> **WORK REQUIRED**:
Copy out all the lines exactly. Omit pictures.

== DATA BLOCK ==

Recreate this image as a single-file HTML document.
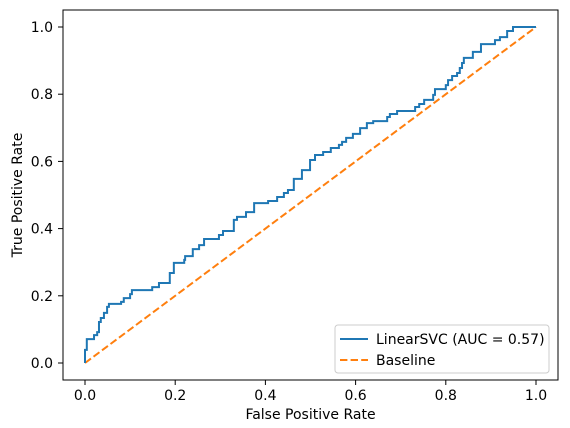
<!DOCTYPE html>
<html><head><meta charset="utf-8"><style>
body{margin:0;background:#fff;}
svg{display:block;font-family:"DejaVu Sans","Liberation Sans",sans-serif;}
</style></head><body>
<svg id="chart" width="570" height="428" viewBox="0 0 570 428" xmlns="http://www.w3.org/2000/svg">
<rect width="570" height="428" fill="#fff"/>
<path id="baseline" fill="none" stroke="#ff7f0e" stroke-width="2" stroke-dasharray="7.4,3.2"/>
<path id="roc" fill="none" stroke="#1f77b4" stroke-width="2"/>
<rect x="63" y="10" width="495" height="370" fill="none" stroke="#000" stroke-width="1"/>
<g id="xt"></g><g id="yt"></g>
<text x="310.5" y="419" font-size="14" text-anchor="middle">False Positive Rate</text>
<text transform="translate(22,195) rotate(-90)" font-size="14" text-anchor="middle">True Positive Rate</text>
<g>
<rect x="335" y="325" width="214" height="48" rx="3" fill="#fff" stroke="#ccc" stroke-width="1"/>
<line x1="340" y1="339" x2="368" y2="339" stroke="#1f77b4" stroke-width="2"/>
<text x="376" y="344" font-size="14">LinearSVC (AUC = 0.57)</text>
<line x1="340" y1="360" x2="368" y2="360" stroke="#ff7f0e" stroke-width="2" stroke-dasharray="7.4,3.2"/>
<text x="376" y="365" font-size="14">Baseline</text>
</g>
</svg>
<script>
const fpr=[0,0,0.004,0.020,0.027,0.031,0.035,0.042,0.049,0.053,0.080,0.086,0.100,0.104,0.149,0.164,0.188,0.197,0.220,0.222,0.239,0.253,0.264,0.297,0.306,0.330,0.337,0.357,0.375,0.406,0.426,0.441,0.450,0.463,0.481,0.499,0.510,0.528,0.545,0.563,0.570,0.579,0.594,0.610,0.625,0.639,0.670,0.676,0.692,0.732,0.741,0.752,0.772,0.776,0.800,0.805,0.814,0.825,0.831,0.836,0.840,0.860,0.878,0.909,0.920,0.936,0.949,1.0];
const tpr=[0,0.039,0.071,0.083,0.092,0.122,0.134,0.149,0.167,0.176,0.182,0.193,0.205,0.217,0.226,0.238,0.268,0.298,0.307,0.318,0.339,0.351,0.369,0.381,0.393,0.426,0.435,0.449,0.476,0.482,0.494,0.506,0.515,0.548,0.574,0.604,0.619,0.628,0.640,0.649,0.658,0.670,0.682,0.699,0.714,0.720,0.732,0.741,0.750,0.762,0.771,0.783,0.798,0.815,0.827,0.842,0.854,0.863,0.878,0.893,0.908,0.926,0.949,0.961,0.970,0.988,1.0,1.0];
const ticks=[0,0.2,0.4,0.6,0.8,1.0];
const tickLabels=["0.0","0.2","0.4","0.6","0.8","1.0"];
const baseX=[0,1], baseY=[0,1];
const sx=v=>85+v*451, sy=v=>363-v*336;
let d="M"+sx(fpr[0])+","+sy(tpr[0]);
for(let i=1;i<fpr.length;i++){d+=" L"+sx(fpr[i])+","+sy(tpr[i-1])+" L"+sx(fpr[i])+","+sy(tpr[i]);}
document.getElementById('roc').setAttribute('d',d);
document.getElementById('baseline').setAttribute('d',"M"+sx(baseX[0])+","+sy(baseY[0])+" L"+sx(baseX[1])+","+sy(baseY[1]));
const NS="http://www.w3.org/2000/svg";
const xt=document.getElementById('xt'),yt=document.getElementById('yt');
ticks.forEach((t,i)=>{
 let l=document.createElementNS(NS,'line');l.setAttribute('x1',sx(t));l.setAttribute('x2',sx(t));l.setAttribute('y1',380);l.setAttribute('y2',385);l.setAttribute('stroke','#000');l.setAttribute('stroke-width','1');
 
 
 xt.appendChild(l);
 let tx=document.createElementNS(NS,'text');tx.setAttribute('x',sx(t));tx.setAttribute('y',400);tx.setAttribute('font-size','14');tx.setAttribute('text-anchor','middle');tx.textContent=tickLabels[i];
 
 
 xt.appendChild(tx);
 let m=document.createElementNS(NS,'line');m.setAttribute('x1',58);m.setAttribute('x2',63);m.setAttribute('y1',sy(t));m.setAttribute('y2',sy(t));m.setAttribute('stroke','#000');m.setAttribute('stroke-width','1');
 
 
 yt.appendChild(m);
 let ty=document.createElementNS(NS,'text');ty.setAttribute('x',53);ty.setAttribute('y',sy(t)+5);ty.setAttribute('font-size','14');ty.setAttribute('text-anchor','end');ty.textContent=tickLabels[i];
 
 
 yt.appendChild(ty);
});
</script>
</body></html>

===

> **PROBLEM SOLUTION**:
Recreate this image as a single-file HTML document.
<!DOCTYPE html>
<html><head><meta charset="utf-8"><style>
body{margin:0;background:#fff;}
svg{display:block;font-family:"DejaVu Sans","Liberation Sans",sans-serif;}
</style></head><body>
<svg id="chart" width="570" height="428" viewBox="0 0 570 428" xmlns="http://www.w3.org/2000/svg">
<rect width="570" height="428" fill="#fff"/>
<path id="baseline" fill="none" stroke="#ff7f0e" stroke-width="2" stroke-dasharray="7.4,3.2"/>
<path id="roc" fill="none" stroke="#1f77b4" stroke-width="2"/>
<rect x="63" y="10" width="495" height="370" fill="none" stroke="#000" stroke-width="1"/>
<g id="xt"></g><g id="yt"></g>
<text x="310.5" y="419" font-size="14" text-anchor="middle">False Positive Rate</text>
<text transform="translate(22,195) rotate(-90)" font-size="14" text-anchor="middle">True Positive Rate</text>
<g>
<rect x="335" y="325" width="214" height="48" rx="3" fill="#fff" stroke="#ccc" stroke-width="1"/>
<line x1="340" y1="339" x2="368" y2="339" stroke="#1f77b4" stroke-width="2"/>
<text x="376" y="344" font-size="14">LinearSVC (AUC = 0.57)</text>
<line x1="340" y1="360" x2="368" y2="360" stroke="#ff7f0e" stroke-width="2" stroke-dasharray="7.4,3.2"/>
<text x="376" y="365" font-size="14">Baseline</text>
</g>
</svg>
<script>
const fpr=[0,0,0.004,0.020,0.027,0.031,0.035,0.042,0.049,0.053,0.080,0.086,0.100,0.104,0.149,0.164,0.188,0.197,0.220,0.222,0.239,0.253,0.264,0.297,0.306,0.330,0.337,0.357,0.375,0.406,0.426,0.441,0.450,0.463,0.481,0.499,0.510,0.528,0.545,0.563,0.570,0.579,0.594,0.610,0.625,0.639,0.670,0.676,0.692,0.732,0.741,0.752,0.772,0.776,0.800,0.805,0.814,0.825,0.831,0.836,0.840,0.860,0.878,0.909,0.920,0.936,0.949,1.0];
const tpr=[0,0.039,0.071,0.083,0.092,0.122,0.134,0.149,0.167,0.176,0.182,0.193,0.205,0.217,0.226,0.238,0.268,0.298,0.307,0.318,0.339,0.351,0.369,0.381,0.393,0.426,0.435,0.449,0.476,0.482,0.494,0.506,0.515,0.548,0.574,0.604,0.619,0.628,0.640,0.649,0.658,0.670,0.682,0.699,0.714,0.720,0.732,0.741,0.750,0.762,0.771,0.783,0.798,0.815,0.827,0.842,0.854,0.863,0.878,0.893,0.908,0.926,0.949,0.961,0.970,0.988,1.0,1.0];
const ticks=[0,0.2,0.4,0.6,0.8,1.0];
const tickLabels=["0.0","0.2","0.4","0.6","0.8","1.0"];
const baseX=[0,1], baseY=[0,1];
const sx=v=>85+v*451, sy=v=>363-v*336;
let d="M"+sx(fpr[0])+","+sy(tpr[0]);
for(let i=1;i<fpr.length;i++){d+=" L"+sx(fpr[i])+","+sy(tpr[i-1])+" L"+sx(fpr[i])+","+sy(tpr[i]);}
document.getElementById('roc').setAttribute('d',d);
document.getElementById('baseline').setAttribute('d',"M"+sx(baseX[0])+","+sy(baseY[0])+" L"+sx(baseX[1])+","+sy(baseY[1]));
const NS="http://www.w3.org/2000/svg";
const xt=document.getElementById('xt'),yt=document.getElementById('yt');
ticks.forEach((t,i)=>{
 let l=document.createElementNS(NS,'line');l.setAttribute('x1',sx(t));l.setAttribute('x2',sx(t));l.setAttribute('y1',380);l.setAttribute('y2',385);l.setAttribute('stroke','#000');l.setAttribute('stroke-width','1');
 
 
 xt.appendChild(l);
 let tx=document.createElementNS(NS,'text');tx.setAttribute('x',sx(t));tx.setAttribute('y',400);tx.setAttribute('font-size','14');tx.setAttribute('text-anchor','middle');tx.textContent=tickLabels[i];
 
 
 xt.appendChild(tx);
 let m=document.createElementNS(NS,'line');m.setAttribute('x1',58);m.setAttribute('x2',63);m.setAttribute('y1',sy(t));m.setAttribute('y2',sy(t));m.setAttribute('stroke','#000');m.setAttribute('stroke-width','1');
 
 
 yt.appendChild(m);
 let ty=document.createElementNS(NS,'text');ty.setAttribute('x',53);ty.setAttribute('y',sy(t)+5);ty.setAttribute('font-size','14');ty.setAttribute('text-anchor','end');ty.textContent=tickLabels[i];
 
 
 yt.appendChild(ty);
});
</script>
</body></html>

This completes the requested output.